The sergeant said her mother, like her grandma, was a powerful mentor in the kitchen.

“My grandma taught me all the main seasonings and she would give me like easy tasks, but my mom, obviously as I got older or even living on my own, I always call my mom first because she’s better at English and putting things in a way that I understand,” she said.

Hutchins said she hatched the idea to write the cookbook on New Year’s Eve in 2018. She said she had returned from a deployment to Afghanistan in mid-December, and had asked her family to come together after Christmas.

“We were eating tamales and everyone was talking about how great the food was, and my mom was like ‘we should open a restaurant one day,’ and I was like, ‘we should write a cookbook,’” Hutchins said.

The sergeant said her family was enthusiastic and provided recommendations of the recipes she should include in the tome.

The finished product, Hutchins said, is a collection of recipes for breakfast foods, appetizers, main dishes, and drink recipes that pay tribute to the Cuban heritage from her mother’s side of the family, and to the Argentinian heritage of her father, Roberto.

“All the grilling recipes are from my dad—I love my dad’s grilling,” the sergeant said. “Argentinians, they know how to throw it down on the grill. They have something slow cooking on the grill for hours before so it’s like all nice and juicy and tender and stuff like that.”

Hutchins said she also included a recipe inspired by her mother-in-law, Tammy.

“My husband’s mom, who is actually like very southern and white … she taught me how to make cowboy beans,” the sergeant said. “It’s been a hit at every party I’ve been to since I’ve been married, so that’s also in the book.”

Hutchins is proud of her accomplishment, but is most pleased about creating something she hopes her three sons—Abel Grant, 6, Abel Liam, 5, and Carter, 4—can make use of in the future.

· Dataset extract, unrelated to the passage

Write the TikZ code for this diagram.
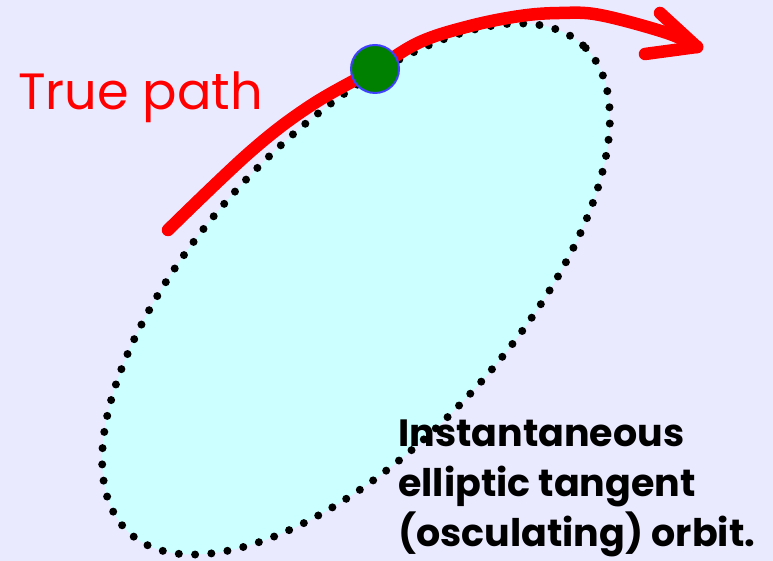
\documentclass[tikz,border=0pt]{standalone}
\usepackage{fontspec}
\setmainfont{Poppins}
\usetikzlibrary{shapes.geometric}
\definecolor{bgcol}{RGB}{234,234,255}
\definecolor{orbitfill}{RGB}{204,255,255}
\definecolor{pathred}{RGB}{255,0,0}
\definecolor{dotgreen}{RGB}{0,128,0}
\definecolor{dotblue}{RGB}{64,64,255}
\tikzset{
  orbitshape/.style={ellipse, inner sep=0pt, minimum width=666pt, minimum height=310pt,
    fill=orbitfill, draw=black, line width=8pt, line cap=round,
    dash pattern=on 0pt off 16.3pt},
  truepath/.style={draw=pathred, line width=12.5pt, line cap=round, line join=round},
  bodydot/.style={circle, fill=dotgreen, draw=dotblue, line width=2pt, minimum size=48pt, inner sep=0pt},
  redlabel/.style={text=pathred, font=\fontsize{51}{60}\selectfont, inner sep=0pt, anchor=base west},
  blacklabel/.style={text=black, font=\bfseries\fontsize{38}{50}\selectfont, inner sep=0pt, anchor=base west}
}
\begin{document}
\begin{tikzpicture}[x=1pt,y=1pt]
\fill[bgcol] (0,0) rectangle (773,561);
\useasboundingbox (0,0) rectangle (773,561);
\node[orbitshape, rotate=47] (orbit) at (356,272) {};
\coordinate (tip) at (697,514);
\draw[truepath] plot[smooth, tension=0.6] coordinates {(168,331) (250,409) (310,455) (375,492) (420,519) (470,535) (520,545) (560,548) (600,546) (667,528) (697,514)};
\draw[truepath] (tip) -- (660,548);
\draw[truepath] (tip) -- (645,507);
\node[bodydot] (body) at (375,492) {};
\node[redlabel] (truelabel) at (18,451) {True path};
\node[blacklabel] (line1) at (398,114) {Instantaneous};
\node[blacklabel] (line2) at (398,64) {elliptic tangent};
\node[blacklabel] (line3) at (398,14) {(osculating) orbit.};
\end{tikzpicture}
\end{document}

“I actually wrote about this in the preface, I want my children to be able—because they’re not growing up in that Hispanic culture that I grew up in when I was younger—I want them to be able to once they have their own family, be like ‘I want to make something different for Christmas this year, let me pull up mom’s cookbook,’” Hutchins said. “And then they just pick something out of there and they make it.

“That way they’re following the culture without even having to grow up in it,” she concluded.